Lafayette n’est pas une si grande ville que cela.

Je revins à ma voiture en planant. Quelque chose, ici, était en train de se passer.

Alors que je sortais mes clés pour déverrouiller ma portière, je m’aperçus que moins d’un bloc plus loin se tenait le vieux musée, résidence d’un gouverneur aux alentours de 1800, qui, comme beaucoup des descendants Européens de l’époque, possédait des esclaves Africains. Le bâtiment comportait une cuisine et quartier séparés pour les esclaves, à l’arrière. Beaucoup des habitants de Lafayette, comme moi, partagent soit ses gènes soit les gènes de certains des esclaves, ou les deux. Beaucoup portent son nom.
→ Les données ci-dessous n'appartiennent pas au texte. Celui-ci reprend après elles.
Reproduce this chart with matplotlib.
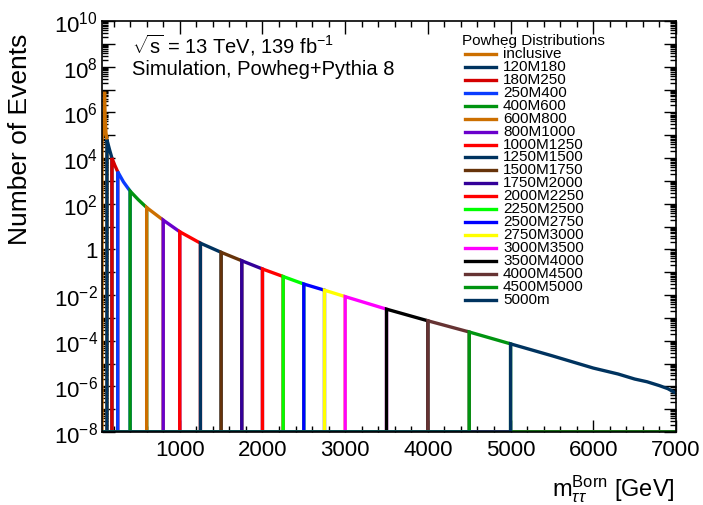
import numpy as np
import matplotlib
matplotlib.use("Agg")
import matplotlib.pyplot as plt
from matplotlib.lines import Line2D
from matplotlib.ticker import LogLocator, MultipleLocator, FuncFormatter, NullFormatter

plt.rcParams['font.family'] = ['Liberation Sans', 'DejaVu Sans']
plt.rcParams['mathtext.fontset'] = 'custom'
plt.rcParams['mathtext.rm'] = 'Liberation Sans'
plt.rcParams['mathtext.it'] = 'Liberation Sans:italic'
plt.rcParams['mathtext.bf'] = 'Liberation Sans:bold'

# sliced Powheg samples, mass points (GeV) and log10(events) along each slice
samples = ['inclusive', '120M180', '180M250', '250M400', '400M600', '600M800',
           '800M1000', '1000M1250', '1250M1500', '1500M1750', '1750M2000',
           '2000M2250', '2250M2500', '2500M2750', '2750M3000', '3000M3500',
           '3500M4000', '4000M4500', '4500M5000', '5000m']
colors = ['#cc6f00', '#00335f', '#d40000', '#0a3cff', '#009410', '#cc6f00',
          '#6a00cc', '#ff0000', '#00335f', '#66330a', '#330099',
          '#ff0000', '#00ff00', '#0000ff', '#ffff00', '#ff00ff',
          '#000000', '#663333', '#009410', '#00335f']
mass_pts = [
    [60, 75, 84, 89, 91, 93, 98, 108, 120],
    [120, 150, 180],
    [180, 215, 250],
    [250, 320, 400],
    [400, 500, 600],
    [600, 800],
    [800, 1000],
    [1000, 1250],
    [1250, 1500],
    [1500, 1750],
    [1750, 2000],
    [2000, 2250],
    [2250, 2500],
    [2500, 2750],
    [2750, 3000],
    [3000, 3500],
    [3500, 4000],
    [4000, 4500],
    [4500, 5000],
    [5000, 5500, 6000, 6300, 6500, 6650, 6800, 6900, 7000],
]
log_events = [
    [4.8, 5.1, 5.6, 6.6, 6.9, 6.6, 5.7, 5.1, 4.8],
    [4.8, 4.38, 4.0],
    [4.0, 3.68, 3.4],
    [3.4, 2.95, 2.55],
    [2.55, 2.17, 1.83],
    [1.83, 1.28],
    [1.28, 0.77],
    [0.77, 0.27],
    [0.27, -0.13],
    [-0.13, -0.5],
    [-0.5, -0.86],
    [-0.86, -1.19],
    [-1.19, -1.52],
    [-1.52, -1.79],
    [-1.79, -2.07],
    [-2.07, -2.62],
    [-2.62, -3.13],
    [-3.13, -3.62],
    [-3.62, -4.14],
    [-4.14, -4.66, -5.2, -5.46, -5.68, -5.8, -5.97, -6.1, -6.3],
]

xmin, xmax = 60, 7000
ymin, ymax = 1e-8, 1e10

W, H = 703, 506
fig = plt.figure(figsize=(W / 100, H / 100), dpi=100)
ax = fig.add_axes([102 / W, 1 - 433 / H, (676 - 102) / W, (433 - 22) / H])

for name, col, m, v in zip(samples, colors, mass_pts, log_events):
    x = [xmin, m[0]] + list(m)
    y = [ymin, ymin] + list(10.0 ** np.array(v))
    if m[-1] < xmax:
        x += [m[-1], xmax]
        y += [ymin, ymin]
    ax.plot(x, y, color=col, lw=2.4, solid_joinstyle='miter', label=name)

ax.set_yscale('log')
ax.set_xlim(xmin, xmax)
ax.set_ylim(ymin, ymax)

ax.xaxis.set_major_locator(MultipleLocator(1000))
ax.xaxis.set_minor_locator(MultipleLocator(200))
ax.yaxis.set_major_locator(LogLocator(base=10, numticks=100))
ax.yaxis.set_minor_locator(LogLocator(base=10, subs=np.arange(2, 10), numticks=100))
ax.yaxis.set_minor_formatter(NullFormatter())


def ylab(val, pos):
    e = int(round(np.log10(val)))
    if e % 2:
        return ''
    if e == 0:
        return '1'
    return r'$10^{%d}$' % e


ax.yaxis.set_major_formatter(FuncFormatter(ylab))
ax.tick_params(which='both', direction='in', top=True, right=True, width=1.0)
ax.tick_params(which='major', length=9, labelsize=16)
ax.tick_params(which='minor', length=4.5)
ax.tick_params(axis='x', pad=5)
ax.tick_params(axis='y', pad=3)
for s in ax.spines.values():
    s.set_linewidth(1.2)

fig.text(20 / W, 1 - 34 / H, 'Number of Events', rotation=90, ha='center',
         va='top', fontsize=19)
fig.text(675 / W, 1 - 496 / H, r'$\mathrm{m}_{\tau\tau}^{\mathrm{Born}}$ [GeV]',
         ha='right', va='baseline', fontsize=17)

fig.text(132 / W, 1 - 53 / H, r'$\sqrt{\mathrm{s}}$ = 13 TeV, 139 fb$^{-1}$',
         ha='left', va='baseline', fontsize=14.5)
fig.text(132 / W, 1 - 75 / H, 'Simulation, Powheg+Pythia 8',
         ha='left', va='baseline', fontsize=14.5)

# legend block drawn by hand for the tight row spacing
fig.text(462 / W, 1 - 41 / H, 'Powheg Distributions', ha='left', va='center',
         fontsize=11)
for k, (name, col) in enumerate(zip(samples, colors)):
    yk = 55 + 12.93 * k
    fig.add_artist(Line2D([465 / W, 496 / W], [1 - yk / H, 1 - yk / H],
                          color=col, lw=2.4, transform=fig.transFigure))
    fig.text(503 / W, 1 - (yk - 1) / H, name, ha='left', va='center',
             fontsize=11)

fig.savefig('out.png', dpi=100)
Un grand nombre des votants au bureau d’enregistrement avaient des liens de parenté avec ce gouverneur et avec des gens qui n’avaient pas la liberté de choisir leurs conditions de vie, encore moins celle de voter ou de se présenter à un poste gouvernemental. Bien que cela ait changé depuis longtemps, la division ethnique qui est renégociée selon les jours à travers l’Amérique est encore perceptible.

Je marchai vers le musée, une maison blanche de trois étages. Une brise de fin d’après-midi soufflait ; je touchai l’une des plantes du jardin d’entrée.

Deux blocs suivants, les descendants de ce gouverneur et de ceux qu’il avait ‘possédés’ se tenaient paisiblement côte à côte. Nous tous avions maintenant l’opportunité de voter pour un candidat stellaire a la présidence des Etats-Unis. Il est aussi le premier Américain d’ascendance Africaine à représenter l’un des grands partis pour ce poste.

Quelle chance d’être vivante pour cette élection, d’être ici a Lafayette. Nous attendions pour le vote anticipé, la lumière brillant sur les ombres du passé.